Pelo meio das flores silvestres, um odor inconfundível. Um traço de trovoada feita de véspera, o crepúsculo tirado ao avesso, a neblina que faz rima com a manhã, um rasto de alguém que arroteou caminho pelo meio das urzes, fazendo do mapa campestre o exílio do anonimato.
Como os gatos, que são territoriais e lançam estandartes com a mediação de jatos de urina que são o aviso prévio para os rivais. Um território com tutor não admite concorrência. Os gatos deviam ser adorados pelos apóstatas dos mercados que assentam na livre concorrência. Sem saberem, os gatos constituíram-se paladinos de um marxismo tardio.
Não que interesse (a divagação teórica). Os gatos sabem da delimitação da sua coutada. Repelem os rivais, a menos que sejam derrotados e tenham de ser nómadas, partindo em demanda de outro paradeiro. Os gatos podiam ser a inspiração dos misantropos. Fica à consideração dos teóricos: os marxistas e os misantropos deviam ser uma comandita.

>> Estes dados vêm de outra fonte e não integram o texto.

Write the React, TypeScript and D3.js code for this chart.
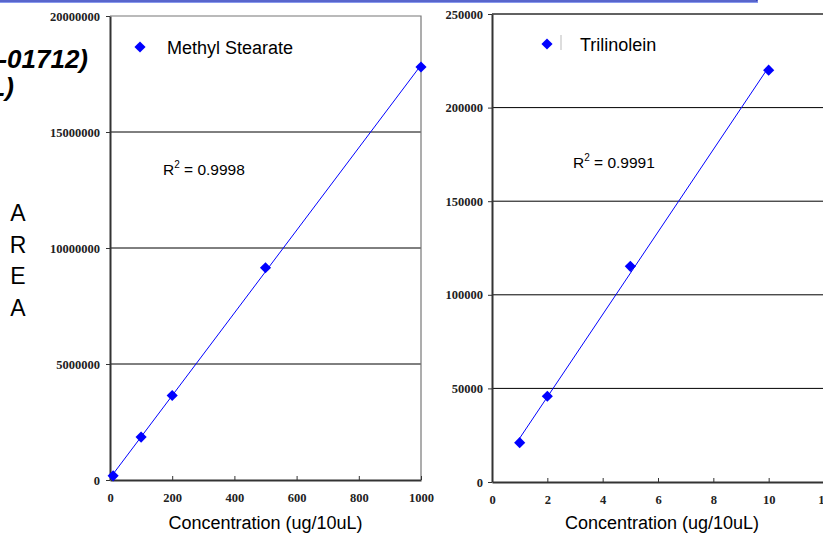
import * as d3 from "d3";
import { useEffect, useRef } from "react";

// Methyl Stearate calibration
const stearateConc = [10, 100, 200, 500, 1000];
const stearateArea = [180000, 1850000, 3640000, 9150000, 17800000];
const stearateYTicks = [0, 5000000, 10000000, 15000000, 20000000];
const stearateXTicks = [0, 200, 400, 600, 800, 1000];

// Trilinolein calibration
const trilConc = [1, 2, 5, 10];
const trilArea = [21000, 45800, 115200, 220000];
const trilYTicks = [0, 50000, 100000, 150000, 200000, 250000];
const trilXTicks = [0, 2, 4, 6, 8, 10, 12];

const areaLetters = ["A", "R", "E", "A"];

function fit(xs: number[], ys: number[]) {
    const mx = d3.mean(xs)!;
    const my = d3.mean(ys)!;
    const sxy = d3.sum(xs, (x, i) => (x - mx) * (ys[i] - my));
    const sxx = d3.sum(xs, x => (x - mx) * (x - mx));
    const b = sxy / sxx;
    return (x: number) => my + b * (x - mx);
}

export default function App() {
    const svgRef = useRef<SVGSVGElement>(null);

    useEffect(() => {
        const svg = d3.select(svgRef.current);
        svg.selectAll("*").remove();

        // blue frame at the top
        svg.append("rect")
            .attr("x", -5).attr("y", -20).attr("width", 762).attr("height", 21)
            .attr("fill", "none").attr("stroke", "#2233bb").attr("stroke-width", 1.5);
        svg.append("line")
            .attr("x1", 0).attr("x2", 758).attr("y1", 2.5).attr("y2", 2.5)
            .attr("stroke", "#8899ee").attr("stroke-width", 1);

        // title fragments cut off at left
        svg.append("text")
            .attr("x", 88).attr("y", 68)
            .attr("text-anchor", "end")
            .attr("font-family", "Arial, 'Liberation Sans'")
            .attr("font-size", 26).attr("font-weight", "bold").attr("font-style", "italic")
            .text("(TC-01712)");
        svg.append("text")
            .attr("x", 14).attr("y", 96)
            .attr("text-anchor", "end")
            .attr("font-family", "Arial, 'Liberation Sans'")
            .attr("font-size", 26).attr("font-weight", "bold").attr("font-style", "italic")
            .text("(ug/10uL)");

        svg.append("g")
            .selectAll("text")
            .data(areaLetters)
            .join("text")
            .attr("x", 18)
            .attr("y", (d, i) => 221 + i * 31.5)
            .attr("text-anchor", "middle")
            .attr("font-family", "Arial, 'Liberation Sans'")
            .attr("font-size", 23)
            .text(d => d);

        const drawChart = (opts: any) => {
            const { xs, ys, xTicks, yTicks, xDomain, yDomain, left, right, top, bottom, labelGap, legend, legendX, legendY, r2, r2X, r2Y, bar, frame } = opts;
            const x = d3.scaleLinear().domain(xDomain).range([left, right]);
            const y = d3.scaleLinear().domain(yDomain).range([bottom, top]);
            const g = svg.append("g");

            // gridlines
            g.append("g")
                .selectAll("line")
                .data(yTicks.slice(1, -1))
                .join("line")
                .attr("x1", left).attr("x2", right)
                .attr("y1", (d: number) => y(d)).attr("y2", (d: number) => y(d))
                .attr("stroke", "#000").attr("stroke-width", 1);

            // frame top/right
            g.append("path")
                .attr("d", `M${left},${top}H${right}V${bottom}`)
                .attr("fill", "none").attr("stroke", frame).attr("stroke-width", 1.2);

            const yAxis = g.append("g")
                .attr("transform", `translate(${left},0)`)
                .call(d3.axisLeft(y).tickValues(yTicks).tickSizeInner(4).tickSizeOuter(0).tickPadding(labelGap).tickFormat(d3.format("d")));
            const xAxis = g.append("g")
                .attr("transform", `translate(0,${bottom})`)
                .call(d3.axisBottom(x).tickValues(xTicks).tickSizeInner(-4).tickSizeOuter(0).tickPadding(13).tickFormat(d3.format("d")));
            [yAxis, xAxis].forEach(a => {
                a.select(".domain").attr("stroke", "#333").attr("stroke-width", 2);
                a.selectAll(".tick line").attr("stroke", "#333");
                a.selectAll(".tick text")
                    .attr("font-family", "'Times New Roman', 'Liberation Serif', serif")
                    .attr("font-weight", "bold")
                    .attr("font-size", 12.5)
                    .attr("fill", "#222");
            });

            // trendline
            const f = fit(xs, ys);
            const ext = d3.extent(xs) as [number, number];
            g.append("line")
                .attr("x1", x(ext[0])).attr("y1", y(f(ext[0])))
                .attr("x2", x(ext[1])).attr("y2", y(f(ext[1])))
                .attr("stroke", "#0000ff").attr("stroke-width", 1);

            const diamond = d3.symbol(d3.symbolSquare, 62);
            g.append("g")
                .selectAll("path")
                .data(xs.map((v: number, i: number) => [v, ys[i]]))
                .join("path")
                .attr("d", diamond)
                .attr("transform", (d: number[]) => `translate(${x(d[0])},${y(d[1])}) rotate(45)`)
                .attr("fill", "#0000ff");

            // legend
            g.append("path")
                .attr("d", diamond)
                .attr("transform", `translate(${legendX},${legendY}) rotate(45)`)
                .attr("fill", "#0000ff");
            if (bar) {
                g.append("line")
                    .attr("x1", legendX + 14).attr("x2", legendX + 14)
                    .attr("y1", legendY - 9).attr("y2", legendY + 6)
                    .attr("stroke", "#bbb");
            }
            g.append("text")
                .attr("x", legendX + (bar ? 33 : 27)).attr("y", legendY + 7)
                .attr("font-family", "Arial, 'Liberation Sans'")
                .attr("font-size", 18)
                .text(legend);

            const t = g.append("text")
                .attr("x", r2X).attr("y", r2Y)
                .attr("font-family", "Arial, 'Liberation Sans'")
                .attr("font-size", 15.5);
            t.append("tspan").text("R");
            t.append("tspan").attr("dy", -7).attr("font-size", 10).text("2");
            t.append("tspan").attr("dy", 7).text(" = " + r2);

            g.append("text")
                .attr("x", (left + right) / 2 + (opts.titleShift || 0)).attr("y", 529)
                .attr("text-anchor", "middle")
                .attr("font-family", "Arial, 'Liberation Sans'")
                .attr("font-size", 18)
                .text("Concentration (ug/10uL)");
        };

        drawChart({
            xs: stearateConc, ys: stearateArea, xTicks: stearateXTicks, yTicks: stearateYTicks,
            xDomain: [0, 1000], yDomain: [0, 20000000],
            left: 110, right: 421, top: 16, bottom: 480, labelGap: 6,
            legend: "Methyl Stearate", legendX: 140, legendY: 47,
            r2: "0.9998", r2X: 163, r2Y: 175, frame: "#777"
        });

        drawChart({
            xs: trilConc, ys: trilArea, xTicks: trilXTicks, yTicks: trilYTicks.concat([300000]),
            xDomain: [0, 12], yDomain: [0, 250000],
            left: 492, right: 824, top: 14, bottom: 482, labelGap: 5,
            legend: "Trilinolein", legendX: 547, legendY: 44, bar: true,
            r2: "0.9991", r2X: 573, r2Y: 168, titleShift: 4, frame: "#444"
        });
    }, []);

    return <svg ref={svgRef} width={823} height={533} style={{ position: "absolute", left: 0, top: 0, background: "#fff" }} />;
}
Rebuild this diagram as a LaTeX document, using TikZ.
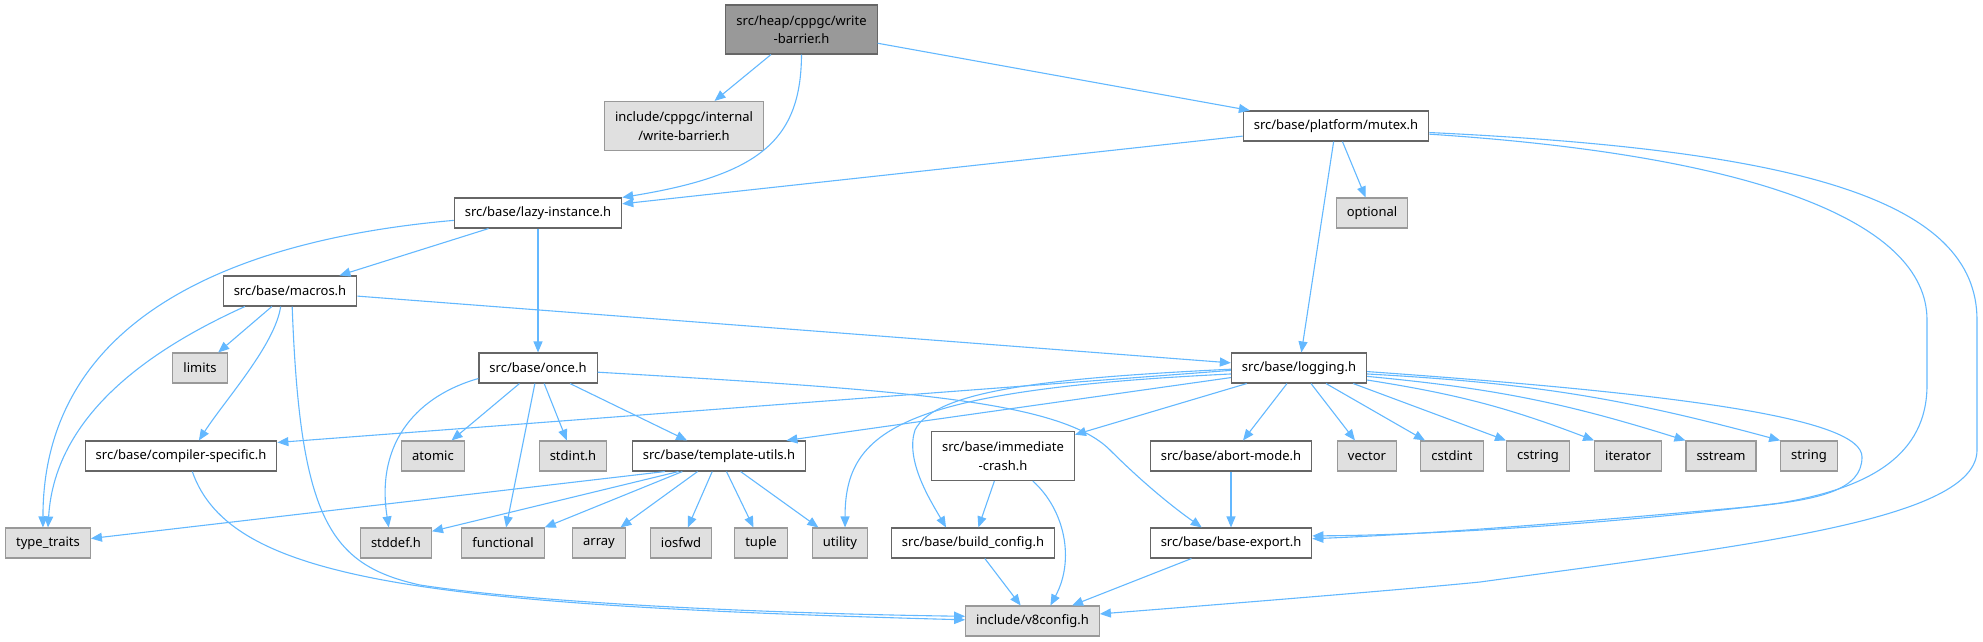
\documentclass[tikz,border=0pt]{standalone}
\usepackage{fontspec}
\setmainfont{Noto Sans}
\usetikzlibrary{arrows.meta}
\definecolor{edgeblue}{HTML}{63B8FF}
\definecolor{boxline}{HTML}{666666}
\definecolor{extline}{HTML}{999999}
\definecolor{extfill}{HTML}{E0E0E0}
\definecolor{rootfill}{HTML}{999999}

\begin{document}
\begin{tikzpicture}[
        x=1pt, y=-1pt,
        every node/.style={rectangle, draw=boxline, fill=white, line width=1.1pt, minimum height=30pt, inner xsep=10.5pt, inner ysep=0pt, align=center, font=\fontsize{13pt}{18.7pt}\selectfont},
        ext/.style={draw=extline, fill=extfill},
        root/.style={fill=rootfill, minimum height=49pt},
        tall/.style={minimum height=49pt},
        dep/.style={draw=edgeblue, line width=1.1pt, -{Triangle[length=11pt, width=9pt]}}
    ]
    \useasboundingbox (0,0) rectangle (1983,641);

    \node (Root) [root] at (801.5,29.5) {src/heap/cppgc/write\\-barrier.h};
    \node (WriteBarrier) [ext, tall] at (684,126) {include/cppgc/internal\\/write-barrier.h};
    \node (LazyInstance) at (538,213) {src/base/lazy-instance.h};
    \node (Mutex) at (1336,126) {src/base/platform/mutex.h};
    \node (Optional) [ext] at (1372,213) {optional};
    \node (Macros) at (290,291) {src/base/macros.h};
    \node (Limits) [ext] at (200,368) {limits};
    \node (Once) at (538,368) {src/base/once.h};
    \node (Logging) at (1299,368) {src/base/logging.h};
    \node (CompilerSpecific) at (181,456) {src/base/compiler-specific.h};
    \node (Atomic) [ext] at (433,456) {atomic};
    \node (Stdint) [ext] at (573,456) {stdint.h};
    \node (TemplateUtils) at (719,456) {src/base/template-utils.h};
    \node (ImmediateCrash) [tall] at (1003,456) {src/base/immediate\\-crash.h};
    \node (AbortMode) at (1231,456) {src/base/abort-mode.h};
    \node (Vector) [ext] at (1367,456) {vector};
    \node (Cstdint) [ext] at (1452,456) {cstdint};
    \node (Cstring) [ext] at (1538,456) {cstring};
    \node (Iterator) [ext] at (1628,456) {iterator};
    \node (Sstream) [ext] at (1721,456) {sstream};
    \node (String) [ext] at (1809,456) {string};
    \node (TypeTraits) [ext] at (48,543) {type\_traits};
    \node (Stddef) [ext] at (396,543) {stddef.h};
    \node (Functional) [ext] at (503,543) {functional};
    \node (Array) [ext] at (599,543) {array};
    \node (Iosfwd) [ext] at (681,543) {iosfwd};
    \node (Tuple) [ext] at (761,543) {tuple};
    \node (Utility) [ext] at (840,543) {utility};
    \node (BuildConfig) at (973,543) {src/base/build\_config.h};
    \node (BaseExport) at (1231,543) {src/base/base-export.h};
    \node (V8Config) [ext] at (1032.5,621) {include/v8config.h};

    \draw[dep] (Root) -- (WriteBarrier);
    \draw[dep] (Root.south) .. controls (801,140) and (760,175) .. (LazyInstance.north east);
    \draw[dep] (Root) -- (Mutex);
    \draw[dep] (Mutex) -- (LazyInstance);
    \draw[dep] (Mutex) -- (Optional);
    \draw[dep] (Mutex) -- (Logging);
    \draw[dep] (Mutex.-5) .. controls (1750,155) and (1927,220) .. (1927,320) -- (1927,385)
        .. controls (1927,455) and (1870,488) .. (1780,503) .. controls (1650,520) and (1450,535) .. (BaseExport.5);
    \draw[dep] (Mutex.-4) .. controls (1800,150) and (1977,200) .. (1977,320) -- (1977,450)
        .. controls (1977,520) and (1750,545) .. (1480,582) .. controls (1400,590) and (1200,606) .. (V8Config.6);
    \draw[dep] (LazyInstance.185) .. controls (230,240) and (43,320) .. (TypeTraits.108);
    \draw[dep] (LazyInstance) -- (Macros);
    \draw[dep] (LazyInstance) -- (Once);
    \draw[dep] (Macros) -- (Limits);
    \draw[dep] (Macros.-161) .. controls (160,345) and (55,410) .. (TypeTraits.north);
    \draw[dep] (Macros.-121) .. controls (275,345) and (225,400) .. (CompilerSpecific.41);
    \draw[dep] (Macros.-82) .. controls (300,520) and (330,565) .. (420,585)
        .. controls (550,605) and (800,614) .. (V8Config.176);
    \draw[dep] (Macros) -- (Logging);
    \draw[dep] (Once.190) .. controls (420,395) and (375,440) .. (Stddef.115);
    \draw[dep] (Once) -- (Atomic);
    \draw[dep] (Once) -- (Functional);
    \draw[dep] (Once) -- (Stdint);
    \draw[dep] (Once) -- (TemplateUtils);
    \draw[dep] (Once.-4) .. controls (900,390) and (1060,400) .. (1110,450)
        .. controls (1140,480) and (1170,505) .. (BaseExport.152);
    \draw[dep] (CompilerSpecific.-54) .. controls (230,580) and (420,605) .. (V8Config.179);
    \draw[dep] (TemplateUtils.-164) -- (TypeTraits.6);
    \draw[dep] (TemplateUtils.-159) -- (Stddef.18);
    \draw[dep] (TemplateUtils.-157) -- (Functional.north east);
    \draw[dep] (TemplateUtils) -- (Array);
    \draw[dep] (TemplateUtils) -- (Iosfwd);
    \draw[dep] (TemplateUtils) -- (Tuple);
    \draw[dep] (TemplateUtils) -- (Utility);
    \draw[dep] (Logging.182) -- (CompilerSpecific.8);
    \draw[dep] (Logging.188) -- (TemplateUtils.13);
    \draw[dep] (Logging.185) .. controls (900,390) and (845,430) .. (Utility.72);
    \draw[dep] (Logging.181) .. controls (1050,378) and (935,390) .. (915,430)
        .. controls (905,460) and (930,500) .. (BuildConfig.150);
    \draw[dep] (Logging) -- (ImmediateCrash);
    \draw[dep] (Logging) -- (AbortMode);
    \draw[dep] (Logging) -- (Vector);
    \draw[dep] (Logging) -- (Cstdint);
    \draw[dep] (Logging.-16) -- (Cstring.north west);
    \draw[dep] (Logging.-10) to[bend left=6] (Iterator.north west);
    \draw[dep] (Logging.-7) to[bend left=6] (Sstream.north west);
    \draw[dep] (Logging.-5) to[bend left=6] (String.north west);
    \draw[dep] (Logging.-3) .. controls (1700,395) and (1862,420) .. (1862,457)
        .. controls (1862,490) and (1820,500) .. (1747,507) .. controls (1600,520) and (1450,533) .. (BaseExport.3);
    \draw[dep] (ImmediateCrash) -- (BuildConfig);
    \draw[dep] (ImmediateCrash.-40) .. controls (1065,510) and (1075,560) .. (V8Config.41);
    \draw[dep] (BuildConfig) -- (V8Config);
    \draw[dep] (AbortMode) -- (BaseExport);
    \draw[dep] (BaseExport) -- (V8Config);
\end{tikzpicture}
\end{document}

Mas isso também não interessa. As raízes não precisam de ser reviradas para se anestesiar o odor que um gato povoou. O aroma está ao alcance de humanas narinas – que se dirá das narinas mais sensíveis dos felídeos? Está por aferir o supremo egoísmo de cada gato que, amordaçado pelo sortilégio das hormonas, vive um sobressalto contínuo. Se não precisasse de uma coutada, não avivava a marcação do território para esconjurar os outros gatos que sejam concorrência. Vivem sozinhos (menos quando competem por uma fêmea no cio) e têm sete vidas. Nós, simples humanos, temos apenas uma e não ensimesmamos. Parece que a medida nos é desfavorável.
A (des)comparação pode atuar em nosso desfavor. Agiríamos como gatos se não fôssemos gregários. Agiríamos como gatos se não exorcizássemos a concorrência. Agiríamos como gatos se fôssemos marxistas? Não sabemos; não somos marxistas. Mas ficamos perto de sermos gatos quando em nós levita a pele tatuada de misantropia. Não queremos os outros, não queremos nada deles que não seja instrumental. Como em Sartre, os outros são o inferno – e os gatos esconjuram-nos com urina seletiva amealhada na sua coutada, já que nós reservamos a urina para as latrinas.
Ainda bem que não miamos. Os gatos não seriam o mesmo abismo.